Если я точно не знал, на каком этапе кругооборота мы находимся, достаточно было проверить стопку белья, приготовленного для глажки. Поначалу бывало всего две-три мятые одежки, но день за днем горка росла, и, наконец, воздвигалась башня, грозившая в любую минуту опрокинуться – и тогда вспыхивала грандиозная ссора, Катерина свирепо бросалась с раскаленным утюгом на белье, вдавливала шипящий металл в лица Барби и Кена, которые улыбались ей с футболок Милли.

Остаток пути до дома мы провели в счастливой эйфории, и Катерина согласилась прошвырнуться куда-нибудь вечером, если ее мать согласится еще немного посидеть с детьми. Та с готовностью пошла на это – мать Катерины никогда не упускала случая уложить детей спать, чтобы убаюкать их под очередной душераздирающий отрывок из «Библейских рассказов для детей».

Мать Катерины была фундаменталисткой англиканского розлива. Она объявила священный джихад всякому, кто не принял Иисуса в свою жизнь, а точнее, кто манкирует рождественской распродажей в церкви святого Ботолфа.

Я хотел надеть свою любимую рубашку, но обнаружил, что ее нужно погладить. И мне, разумеется, пришло в голову, что неплохо бы ускорить скандал – дабы не томиться в ожидании рубашки еще пару дней. Но по зрелом размышлении я решил, что форсировать перебранку будет слишком грубым вмешательством в естественный ход вещей, и принялся гладить рубашку сам. Поначалу Катерина удивилась и обрадовалась, что я занялся домашними хлопотами, но обнаружив, что я удостоил вниманием только свою рубашку, затеяла жестокую ссору. И вскоре она уже яростно гладила все сама – в том числе и рубашку, из-за которой все и началось.

– Господи, иногда ты такая эгоистичная свинья, Майкл! – кричала Катерина.

– Дорогая, прошу тебя, не поминай всуе имя Господа нашего Иисуса Христа, – укорила ее мать.
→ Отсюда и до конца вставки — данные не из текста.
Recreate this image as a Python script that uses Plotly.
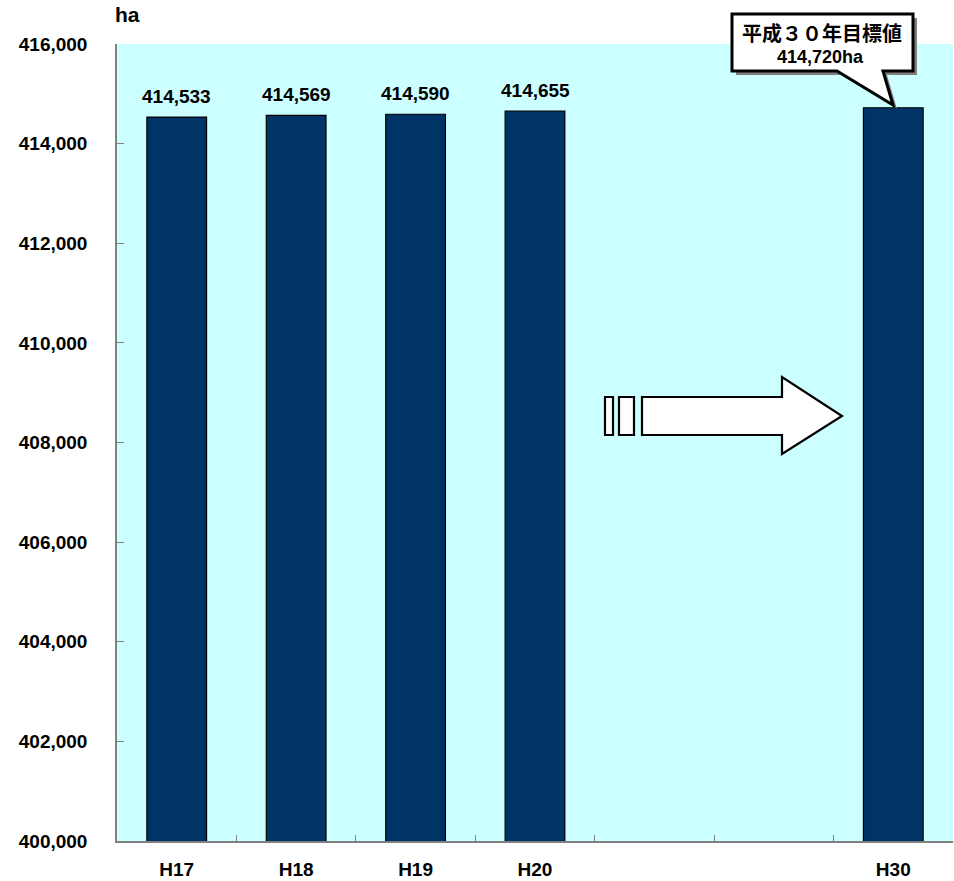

Мне кажется, это был единственный случай, когда кругооборот нашей страсти занял пару часов вместо семи дней. Мы так никуда и не пошли, и вскоре я обнаружил, что мчусь на метро в Балхам. «Осторожно, двери закрываются», – бубнил машинист. Спустя пару часов я снова находился в своей берлоге. Выждав время – когда Катерина ляжет спать, – я сообщил автоответчику, что у меня срочная работа, и мне, вероятно, придется пару дней провести в студии. Ложь сродни сигаретам – первый раз ощущения неприятные, но как только привыкаешь, перестаешь замечать, когда закуриваешь.